What to produce >>
Every line that holds the string "this" is to be identified and copied.

Data for the task >>
☆ ☆ ☆ ☆
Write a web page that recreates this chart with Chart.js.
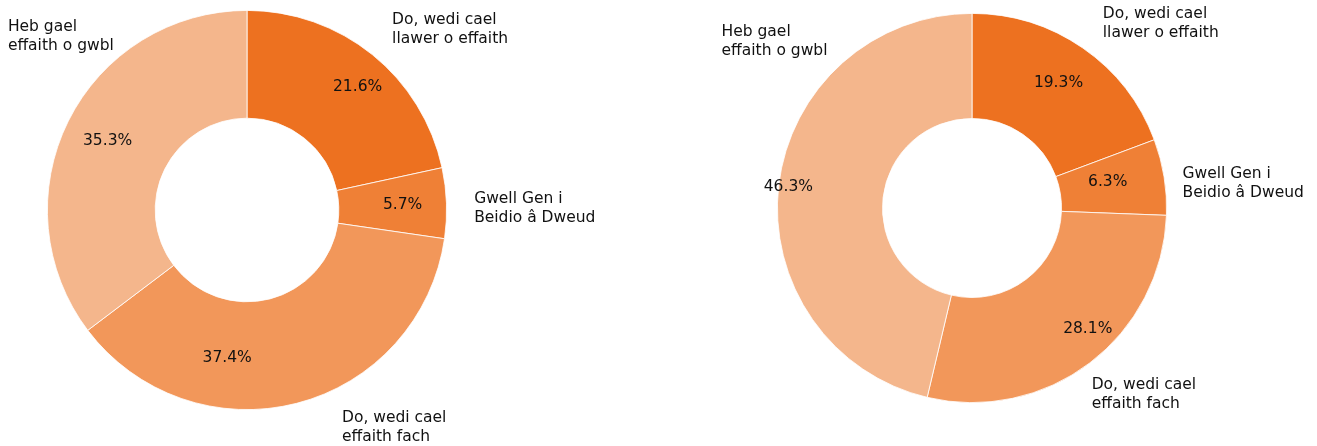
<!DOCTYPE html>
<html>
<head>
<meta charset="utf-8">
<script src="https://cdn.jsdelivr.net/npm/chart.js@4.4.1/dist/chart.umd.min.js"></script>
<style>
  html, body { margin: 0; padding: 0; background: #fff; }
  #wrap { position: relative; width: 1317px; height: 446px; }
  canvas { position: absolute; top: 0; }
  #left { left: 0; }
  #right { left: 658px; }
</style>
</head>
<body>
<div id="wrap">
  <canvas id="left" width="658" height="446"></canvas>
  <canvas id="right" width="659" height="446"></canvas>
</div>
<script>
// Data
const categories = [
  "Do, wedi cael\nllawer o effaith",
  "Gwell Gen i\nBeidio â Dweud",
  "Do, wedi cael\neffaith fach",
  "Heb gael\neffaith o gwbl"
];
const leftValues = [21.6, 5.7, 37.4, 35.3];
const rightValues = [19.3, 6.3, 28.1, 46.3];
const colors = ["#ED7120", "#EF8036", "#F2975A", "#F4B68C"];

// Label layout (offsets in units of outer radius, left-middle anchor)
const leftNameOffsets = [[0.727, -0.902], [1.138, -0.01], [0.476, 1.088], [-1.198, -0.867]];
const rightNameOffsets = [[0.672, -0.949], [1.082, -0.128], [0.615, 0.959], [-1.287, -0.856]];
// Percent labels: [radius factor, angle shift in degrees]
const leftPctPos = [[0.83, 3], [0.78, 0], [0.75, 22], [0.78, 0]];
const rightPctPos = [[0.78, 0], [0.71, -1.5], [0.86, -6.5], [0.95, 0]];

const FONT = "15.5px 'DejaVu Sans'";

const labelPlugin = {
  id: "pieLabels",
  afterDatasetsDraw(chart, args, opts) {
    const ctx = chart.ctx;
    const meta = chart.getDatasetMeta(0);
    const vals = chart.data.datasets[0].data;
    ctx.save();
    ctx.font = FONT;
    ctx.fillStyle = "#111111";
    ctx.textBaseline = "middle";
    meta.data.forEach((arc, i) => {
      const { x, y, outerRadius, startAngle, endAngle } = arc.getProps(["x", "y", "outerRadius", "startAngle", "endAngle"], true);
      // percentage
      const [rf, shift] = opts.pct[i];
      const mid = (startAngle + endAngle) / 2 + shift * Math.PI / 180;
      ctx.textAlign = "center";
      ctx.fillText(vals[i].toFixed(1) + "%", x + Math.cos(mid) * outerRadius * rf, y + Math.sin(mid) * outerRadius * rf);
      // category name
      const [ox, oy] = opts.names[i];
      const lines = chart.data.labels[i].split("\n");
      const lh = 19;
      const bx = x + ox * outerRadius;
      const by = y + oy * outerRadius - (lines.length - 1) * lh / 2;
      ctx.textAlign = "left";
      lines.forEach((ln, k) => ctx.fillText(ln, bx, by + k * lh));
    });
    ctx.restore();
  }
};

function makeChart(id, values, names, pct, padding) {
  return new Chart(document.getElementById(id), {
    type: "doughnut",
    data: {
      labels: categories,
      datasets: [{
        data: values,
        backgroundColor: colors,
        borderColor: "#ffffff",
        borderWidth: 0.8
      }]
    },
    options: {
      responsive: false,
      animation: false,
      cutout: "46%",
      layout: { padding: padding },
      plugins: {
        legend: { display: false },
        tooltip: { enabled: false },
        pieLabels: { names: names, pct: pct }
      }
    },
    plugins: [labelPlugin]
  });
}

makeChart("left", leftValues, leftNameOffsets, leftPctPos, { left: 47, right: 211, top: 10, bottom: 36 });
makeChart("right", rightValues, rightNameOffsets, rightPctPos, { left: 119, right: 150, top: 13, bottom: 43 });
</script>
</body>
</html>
☆ ☆ ☆ ☆
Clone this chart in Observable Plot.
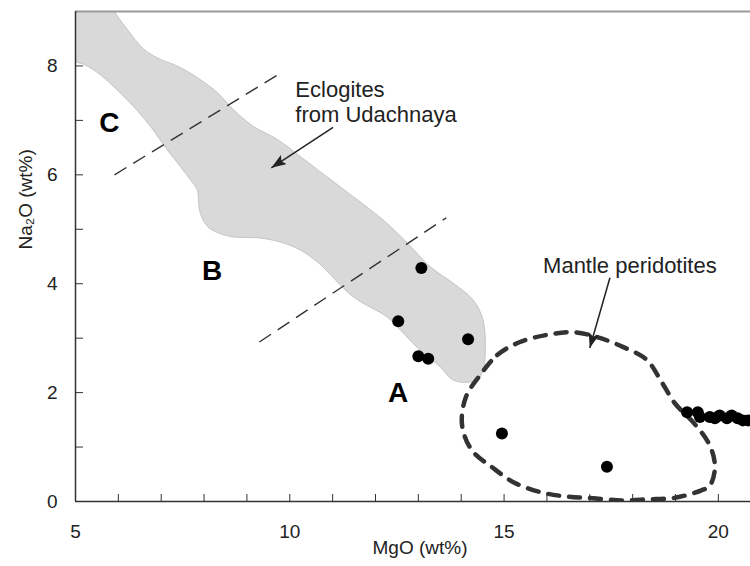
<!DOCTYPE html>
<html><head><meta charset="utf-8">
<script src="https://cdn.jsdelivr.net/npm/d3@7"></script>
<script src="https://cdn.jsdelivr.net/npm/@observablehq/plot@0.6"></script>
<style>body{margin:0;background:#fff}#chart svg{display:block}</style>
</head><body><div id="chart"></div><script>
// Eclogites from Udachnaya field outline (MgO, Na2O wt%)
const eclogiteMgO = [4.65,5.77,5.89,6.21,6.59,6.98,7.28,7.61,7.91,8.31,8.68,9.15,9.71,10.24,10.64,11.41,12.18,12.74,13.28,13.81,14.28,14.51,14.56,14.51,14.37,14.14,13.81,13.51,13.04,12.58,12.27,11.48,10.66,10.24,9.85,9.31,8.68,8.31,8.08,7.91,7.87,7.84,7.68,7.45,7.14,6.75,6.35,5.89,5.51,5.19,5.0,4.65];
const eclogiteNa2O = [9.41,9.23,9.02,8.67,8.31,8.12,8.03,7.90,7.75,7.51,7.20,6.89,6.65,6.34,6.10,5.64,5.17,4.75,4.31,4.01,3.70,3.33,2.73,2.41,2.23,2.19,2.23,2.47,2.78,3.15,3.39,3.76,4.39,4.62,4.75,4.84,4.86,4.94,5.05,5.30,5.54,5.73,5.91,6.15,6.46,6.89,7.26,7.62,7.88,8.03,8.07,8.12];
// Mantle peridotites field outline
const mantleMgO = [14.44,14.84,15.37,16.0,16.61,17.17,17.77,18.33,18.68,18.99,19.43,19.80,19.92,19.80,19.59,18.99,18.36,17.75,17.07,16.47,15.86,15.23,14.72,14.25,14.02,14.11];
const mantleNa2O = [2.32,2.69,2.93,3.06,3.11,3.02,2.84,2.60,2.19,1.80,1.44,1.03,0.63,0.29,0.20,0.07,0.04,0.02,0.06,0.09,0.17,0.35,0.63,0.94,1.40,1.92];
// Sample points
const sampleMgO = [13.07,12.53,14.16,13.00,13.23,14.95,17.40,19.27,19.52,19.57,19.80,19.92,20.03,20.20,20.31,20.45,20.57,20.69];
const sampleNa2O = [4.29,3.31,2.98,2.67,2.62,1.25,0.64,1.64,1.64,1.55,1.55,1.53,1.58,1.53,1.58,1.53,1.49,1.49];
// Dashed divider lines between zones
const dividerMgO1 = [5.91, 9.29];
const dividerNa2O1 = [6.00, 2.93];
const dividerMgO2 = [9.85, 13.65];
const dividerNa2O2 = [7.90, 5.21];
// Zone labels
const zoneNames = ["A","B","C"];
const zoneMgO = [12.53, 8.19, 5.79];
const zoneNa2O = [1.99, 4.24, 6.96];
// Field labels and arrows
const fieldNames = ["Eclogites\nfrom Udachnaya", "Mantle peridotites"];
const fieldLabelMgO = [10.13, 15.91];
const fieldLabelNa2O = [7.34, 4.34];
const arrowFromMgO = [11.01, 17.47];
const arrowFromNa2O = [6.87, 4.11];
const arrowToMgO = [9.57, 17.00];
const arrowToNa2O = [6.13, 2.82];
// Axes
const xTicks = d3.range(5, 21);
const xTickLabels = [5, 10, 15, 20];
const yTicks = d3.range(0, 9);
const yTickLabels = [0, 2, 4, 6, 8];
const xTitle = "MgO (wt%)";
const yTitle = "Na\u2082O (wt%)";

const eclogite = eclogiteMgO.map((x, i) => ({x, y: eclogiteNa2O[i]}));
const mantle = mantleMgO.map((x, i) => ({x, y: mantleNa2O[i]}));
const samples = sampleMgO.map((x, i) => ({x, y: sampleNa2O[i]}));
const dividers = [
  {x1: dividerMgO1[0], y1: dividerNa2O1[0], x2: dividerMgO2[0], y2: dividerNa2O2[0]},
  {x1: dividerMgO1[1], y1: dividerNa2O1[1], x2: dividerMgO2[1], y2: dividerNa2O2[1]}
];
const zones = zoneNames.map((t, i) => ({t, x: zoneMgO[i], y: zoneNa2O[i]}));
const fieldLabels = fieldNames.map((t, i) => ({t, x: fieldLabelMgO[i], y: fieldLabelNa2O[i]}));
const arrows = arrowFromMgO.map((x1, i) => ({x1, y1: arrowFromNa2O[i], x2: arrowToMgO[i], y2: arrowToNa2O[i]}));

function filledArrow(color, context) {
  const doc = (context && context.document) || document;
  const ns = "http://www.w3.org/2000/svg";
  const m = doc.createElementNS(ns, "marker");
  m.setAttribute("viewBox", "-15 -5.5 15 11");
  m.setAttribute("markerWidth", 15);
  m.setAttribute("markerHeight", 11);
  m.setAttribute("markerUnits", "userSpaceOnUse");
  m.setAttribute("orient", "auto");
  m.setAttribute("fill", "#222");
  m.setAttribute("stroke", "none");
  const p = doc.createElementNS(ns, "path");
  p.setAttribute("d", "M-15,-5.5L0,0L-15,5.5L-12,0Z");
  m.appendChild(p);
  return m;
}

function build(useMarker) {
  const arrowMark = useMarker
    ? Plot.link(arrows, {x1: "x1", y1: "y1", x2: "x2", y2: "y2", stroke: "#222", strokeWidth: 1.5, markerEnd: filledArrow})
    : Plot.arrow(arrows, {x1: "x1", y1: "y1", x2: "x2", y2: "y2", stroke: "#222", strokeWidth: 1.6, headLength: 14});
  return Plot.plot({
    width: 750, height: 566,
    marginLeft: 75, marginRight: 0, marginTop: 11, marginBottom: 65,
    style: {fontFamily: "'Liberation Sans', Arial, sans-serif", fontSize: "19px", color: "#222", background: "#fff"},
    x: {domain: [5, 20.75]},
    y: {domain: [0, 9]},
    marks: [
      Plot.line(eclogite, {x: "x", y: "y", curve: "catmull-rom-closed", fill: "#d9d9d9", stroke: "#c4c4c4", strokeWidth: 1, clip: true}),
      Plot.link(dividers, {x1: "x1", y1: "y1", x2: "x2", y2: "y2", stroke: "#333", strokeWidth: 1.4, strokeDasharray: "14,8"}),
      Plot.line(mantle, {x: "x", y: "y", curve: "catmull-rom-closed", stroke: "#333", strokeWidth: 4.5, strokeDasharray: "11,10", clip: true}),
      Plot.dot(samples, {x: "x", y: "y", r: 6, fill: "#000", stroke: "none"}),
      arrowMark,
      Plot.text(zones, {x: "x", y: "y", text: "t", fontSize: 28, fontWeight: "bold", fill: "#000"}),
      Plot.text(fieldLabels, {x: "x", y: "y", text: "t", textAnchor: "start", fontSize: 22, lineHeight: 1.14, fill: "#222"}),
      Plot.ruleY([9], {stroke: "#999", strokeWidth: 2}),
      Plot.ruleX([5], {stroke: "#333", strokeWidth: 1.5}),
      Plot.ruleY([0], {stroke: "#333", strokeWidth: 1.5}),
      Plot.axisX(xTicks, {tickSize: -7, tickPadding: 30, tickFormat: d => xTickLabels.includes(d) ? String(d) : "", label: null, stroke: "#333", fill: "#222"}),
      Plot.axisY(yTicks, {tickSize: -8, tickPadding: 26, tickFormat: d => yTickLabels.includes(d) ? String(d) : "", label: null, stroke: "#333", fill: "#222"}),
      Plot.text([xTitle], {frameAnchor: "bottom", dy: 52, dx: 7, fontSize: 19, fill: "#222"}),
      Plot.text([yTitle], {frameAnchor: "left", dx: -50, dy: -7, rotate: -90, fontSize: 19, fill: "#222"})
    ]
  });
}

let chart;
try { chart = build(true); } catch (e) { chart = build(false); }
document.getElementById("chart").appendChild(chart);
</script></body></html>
☆ ☆ ☆ ☆
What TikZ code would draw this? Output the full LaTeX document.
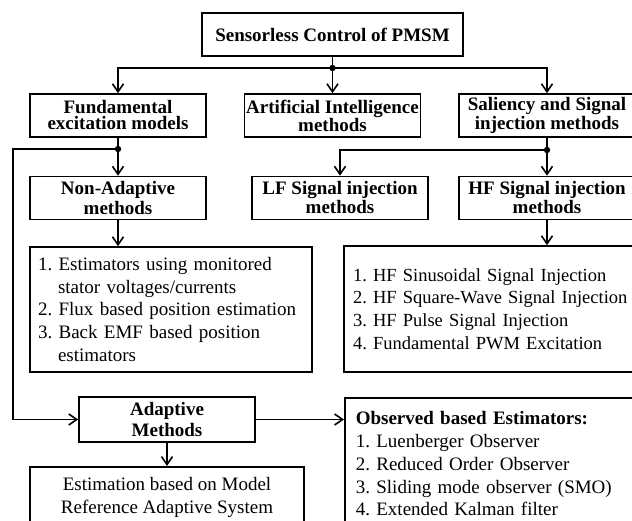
☆ ☆ ☆ ☆
Exercise output >>
Write a web page that recreates this chart with Chart.js.
Clone this chart in Observable Plot.
What TikZ code would draw this? Output the full LaTeX document.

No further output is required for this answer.